> **EXERCISE GOAL**: The line containing "origin='lower', aspect='auto', cmap=cmap, zorder=0)" marks the end: extract everything from the first line of the data through that line, exactly, with no pictures.
>> Start
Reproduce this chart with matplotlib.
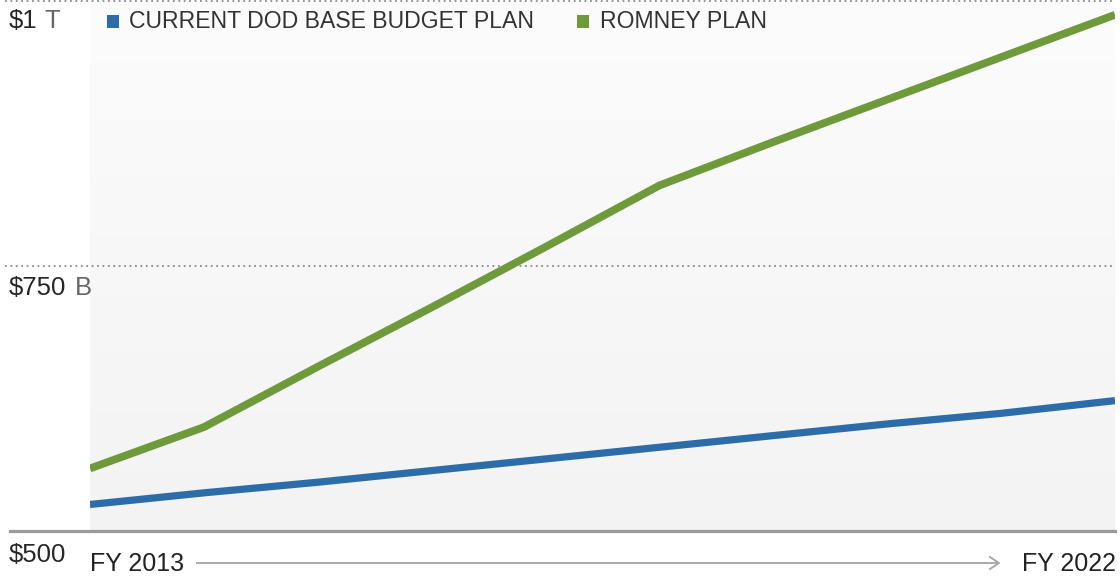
import matplotlib.pyplot as plt
import numpy as np
from matplotlib.colors import LinearSegmentedColormap
from matplotlib.patches import Rectangle

plt.rcParams['font.family'] = ['Liberation Sans', 'DejaVu Sans']

years = np.arange(2013, 2023)
# billions of dollars per fiscal year
dod_base = [525, 536, 546, 557, 568, 579, 590, 601, 611, 623]
romney = [559, 598, 655, 711, 768, 826, 867, 907, 947, 987]

series_names = ['CURRENT DOD BASE BUDGET PLAN', 'ROMNEY PLAN']
series_colors = ['#2c6ca8', '#6f9a3c']

W, H = 1120, 580


def fx(x):
    return x / W


def fy(y):
    return 1 - y / H


fig = plt.figure(figsize=(W / 100, H / 100), dpi=100)
fig.patch.set_facecolor('white')

ax = fig.add_axes([fx(90), fy(531), (1115 - 90) / W, 530 / H])
ax.set_xlim(years[0], years[-1])
ax.set_ylim(500, 1000)
ax.axis('off')

# soft grey backdrop behind the lines
cmap = LinearSegmentedColormap.from_list('bg', ['#f3f3f3', '#fcfcfc'])
ax.imshow(np.linspace(0, 1, 256).reshape(-1, 1), extent=[years[0], years[-1], 500, 1000],
          origin='lower', aspect='auto', cmap=cmap, zorder=0)

# guide lines reach into the label column on the left
x0 = (5 - 90) / (1115 - 90)
for level in (750, 1000):
    ax.plot([x0, 1], [level, level], transform=ax.get_yaxis_transform(), clip_on=False,
            color='#8a8a8a', lw=1.3, ls=(0, (1, 2)), zorder=1)
ax.plot([(10 - 90) / (1115 - 90), 1], [500, 500], transform=ax.get_yaxis_transform(),
        clip_on=False, color='#9a9a9a', lw=2.3, zorder=1)

ax.plot(years, dod_base, color=series_colors[0], lw=5.2, solid_capstyle='butt', zorder=3)
ax.plot(years, romney, color=series_colors[1], lw=5.6, solid_capstyle='butt', zorder=3)

# value labels on the left
lab = dict(fontsize=18.5, va='center', ha='left')
fig.text(fx(9), fy(21), '$1', color='#262626', **lab)
fig.text(fx(44), fy(21), 'T', color='#666666', **lab)
fig.text(fx(9), fy(288), '$750', color='#262626', **lab)
fig.text(fx(75), fy(288), 'B', color='#666666', **lab)
fig.text(fx(9), fy(555), '$500', color='#262626', **lab)

# time axis labels and arrow
fig.text(fx(90), fy(564), f'FY {years[0]}', color='#222222', fontsize=18, va='center', ha='left')
fig.text(fx(1116), fy(564), f'FY {years[-1]}', color='#222222', fontsize=18, va='center', ha='right')
fig.add_artist(plt.Line2D([fx(197), fx(998)], [fy(563), fy(563)], color='#a8a8a8', lw=1.4))
fig.add_artist(plt.Line2D([fx(990), fx(999), fx(990)], [fy(557), fy(563), fy(569)],
                          color='#a8a8a8', lw=1.4))

# legend
for sx, tx, name, col in [(107, 129, series_names[0], series_colors[0]),
                          (577, 600, series_names[1], series_colors[1])]:
    fig.add_artist(Rectangle((fx(sx), fy(28)), 12 / W, 13 / H, transform=fig.transFigure,
                             facecolor=col, edgecolor='none'))
    fig.text(fx(tx), fy(22), name, color='#333333', fontsize=16.6, va='center', ha='left')

fig.savefig('out.png', dpi=100)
>> End
> **FINAL ANSWER**:
Reproduce this chart with matplotlib.
import matplotlib.pyplot as plt
import numpy as np
from matplotlib.colors import LinearSegmentedColormap
from matplotlib.patches import Rectangle

plt.rcParams['font.family'] = ['Liberation Sans', 'DejaVu Sans']

years = np.arange(2013, 2023)
# billions of dollars per fiscal year
dod_base = [525, 536, 546, 557, 568, 579, 590, 601, 611, 623]
romney = [559, 598, 655, 711, 768, 826, 867, 907, 947, 987]

series_names = ['CURRENT DOD BASE BUDGET PLAN', 'ROMNEY PLAN']
series_colors = ['#2c6ca8', '#6f9a3c']

W, H = 1120, 580


def fx(x):
    return x / W


def fy(y):
    return 1 - y / H


fig = plt.figure(figsize=(W / 100, H / 100), dpi=100)
fig.patch.set_facecolor('white')

ax = fig.add_axes([fx(90), fy(531), (1115 - 90) / W, 530 / H])
ax.set_xlim(years[0], years[-1])
ax.set_ylim(500, 1000)
ax.axis('off')

# soft grey backdrop behind the lines
cmap = LinearSegmentedColormap.from_list('bg', ['#f3f3f3', '#fcfcfc'])
ax.imshow(np.linspace(0, 1, 256).reshape(-1, 1), extent=[years[0], years[-1], 500, 1000],
          origin='lower', aspect='auto', cmap=cmap, zorder=0)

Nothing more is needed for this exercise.